--- START Material provided ---

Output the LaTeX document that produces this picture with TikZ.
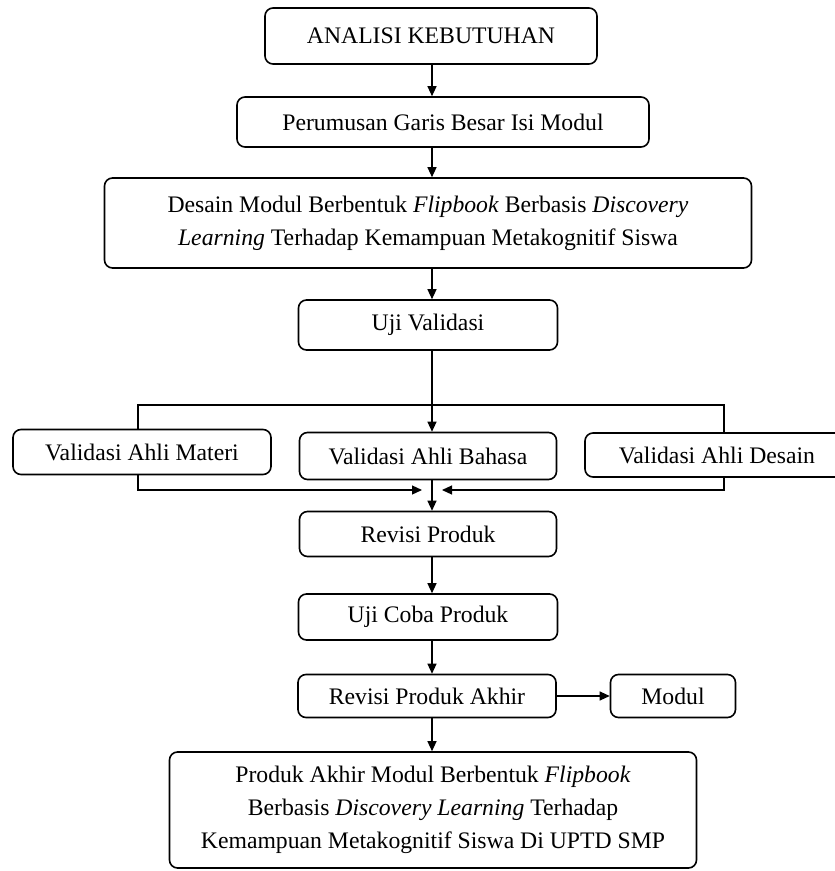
\documentclass[tikz,border=0pt]{standalone}
\usepackage{fontspec}
\setmainfont{Liberation Serif}
\usepackage{tikz}
\usetikzlibrary{calc,arrows.meta,positioning}
\tikzset{
  arr/.style={-{Triangle[length=10pt,width=9pt]},line width=1.2pt,black},
  ln/.style={line width=1.2pt,black},
  box/.style={draw=black,line width=1.6pt,rounded corners=8pt,align=center,inner sep=0pt,
    font=\fontsize{23.7}{33}\selectfont}
}

\begin{document}
\begin{tikzpicture}[x=1pt,y=-1pt]
\useasboundingbox (0,0) rectangle (835,871);
\coordinate (axis) at (432,0);
\coordinate (brk) at (432,405);
\coordinate (join) at (432,490);
% main column
\node[box,minimum width=332,minimum height=56] (analisis) at (431,36) {ANALISI KEBUTUHAN};
\node[box,minimum width=412,minimum height=50] (rumus) at (443,122) {Perumusan Garis Besar Isi Modul};
\node[box,minimum width=647,minimum height=90] (desain) at (428,223)
  {Desain Modul Berbentuk \textit{Flipbook} Berbasis \textit{Discovery}\\
   \textit{Learning} Terhadap Kemampuan Metakognitif Siswa};
\node[box,minimum width=259,minimum height=50] (ujival) at (428,325) {Uji Validasi};
% three validators
\node[box,minimum width=258,minimum height=45] (materi) at (142,452) {Validasi Ahli Materi};
\node[box,minimum width=257,minimum height=47] (bahasa) at (428,456) {Validasi Ahli Bahasa};
\node[box,minimum width=264,minimum height=44] (dsnval) at (717,455) {Validasi Ahli Desain};
% lower column
\node[box,minimum width=257,minimum height=45] (revisi) at (428,534) {Revisi Produk};
\node[box,minimum width=259,minimum height=46] (ujicoba) at (428,617) {Uji Coba Produk};
\node[box,minimum width=258,minimum height=43] (akhir) at (427,696) {Revisi Produk Akhir};
\node[box,minimum width=125,minimum height=43] (modul) at (673,696) {Modul};
\node[box,minimum width=527,minimum height=116] (produk) at (433,810)
  {Produk Akhir Modul Berbentuk \textit{Flipbook}\\
   Berbasis \textit{Discovery Learning} Terhadap\\
   Kemampuan Metakognitif Siswa Di UPTD SMP};
% connectors
\draw[arr] (analisis.south -| axis) -- (rumus.north -| axis);
\draw[arr] (rumus.south -| axis) -- (desain.north -| axis);
\draw[arr] (desain.south -| axis) -- (ujival.north -| axis);
\draw[arr] (ujival.south -| axis) -- (bahasa.north -| axis);
\draw[ln] ([xshift=-4]materi.north) |- (brk) -| ([xshift=7]dsnval.north);
\draw[arr] ([xshift=-4]materi.south) |- ([xshift=-10]join);
\draw[arr] ([xshift=7]dsnval.south) |- ([xshift=10]join);
\draw[arr] (bahasa.south -| axis) -- (revisi.north -| axis);
\draw[arr] (revisi.south -| axis) -- (ujicoba.north -| axis);
\draw[arr] (ujicoba.south -| axis) -- (akhir.north -| axis);
\draw[arr] (akhir.south -| axis) -- (produk.north -| axis);
\draw[arr] (akhir.east) -- (modul.west);
\end{tikzpicture}
\end{document}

--- END Material provided ---

Write out the full set of lines verbatim, without the pictures.

Output the LaTeX document that produces this picture with TikZ.
\documentclass[tikz,border=0pt]{standalone}
\usepackage{fontspec}
\setmainfont{Liberation Serif}
\usepackage{tikz}
\usetikzlibrary{calc,arrows.meta,positioning}
\tikzset{
  arr/.style={-{Triangle[length=10pt,width=9pt]},line width=1.2pt,black},
  ln/.style={line width=1.2pt,black},
  box/.style={draw=black,line width=1.6pt,rounded corners=8pt,align=center,inner sep=0pt,
    font=\fontsize{23.7}{33}\selectfont}
}

\begin{document}
\begin{tikzpicture}[x=1pt,y=-1pt]
\useasboundingbox (0,0) rectangle (835,871);
\coordinate (axis) at (432,0);
\coordinate (brk) at (432,405);
\coordinate (join) at (432,490);
% main column
\node[box,minimum width=332,minimum height=56] (analisis) at (431,36) {ANALISI KEBUTUHAN};
\node[box,minimum width=412,minimum height=50] (rumus) at (443,122) {Perumusan Garis Besar Isi Modul};
\node[box,minimum width=647,minimum height=90] (desain) at (428,223)
  {Desain Modul Berbentuk \textit{Flipbook} Berbasis \textit{Discovery}\\
   \textit{Learning} Terhadap Kemampuan Metakognitif Siswa};
\node[box,minimum width=259,minimum height=50] (ujival) at (428,325) {Uji Validasi};
% three validators
\node[box,minimum width=258,minimum height=45] (materi) at (142,452) {Validasi Ahli Materi};
\node[box,minimum width=257,minimum height=47] (bahasa) at (428,456) {Validasi Ahli Bahasa};
\node[box,minimum width=264,minimum height=44] (dsnval) at (717,455) {Validasi Ahli Desain};
% lower column
\node[box,minimum width=257,minimum height=45] (revisi) at (428,534) {Revisi Produk};
\node[box,minimum width=259,minimum height=46] (ujicoba) at (428,617) {Uji Coba Produk};
\node[box,minimum width=258,minimum height=43] (akhir) at (427,696) {Revisi Produk Akhir};
\node[box,minimum width=125,minimum height=43] (modul) at (673,696) {Modul};
\node[box,minimum width=527,minimum height=116] (produk) at (433,810)
  {Produk Akhir Modul Berbentuk \textit{Flipbook}\\
   Berbasis \textit{Discovery Learning} Terhadap\\
   Kemampuan Metakognitif Siswa Di UPTD SMP};
% connectors
\draw[arr] (analisis.south -| axis) -- (rumus.north -| axis);
\draw[arr] (rumus.south -| axis) -- (desain.north -| axis);
\draw[arr] (desain.south -| axis) -- (ujival.north -| axis);
\draw[arr] (ujival.south -| axis) -- (bahasa.north -| axis);
\draw[ln] ([xshift=-4]materi.north) |- (brk) -| ([xshift=7]dsnval.north);
\draw[arr] ([xshift=-4]materi.south) |- ([xshift=-10]join);
\draw[arr] ([xshift=7]dsnval.south) |- ([xshift=10]join);
\draw[arr] (bahasa.south -| axis) -- (revisi.north -| axis);
\draw[arr] (revisi.south -| axis) -- (ujicoba.north -| axis);
\draw[arr] (ujicoba.south -| axis) -- (akhir.north -| axis);
\draw[arr] (akhir.south -| axis) -- (produk.north -| axis);
\draw[arr] (akhir.east) -- (modul.west);
\end{tikzpicture}
\end{document}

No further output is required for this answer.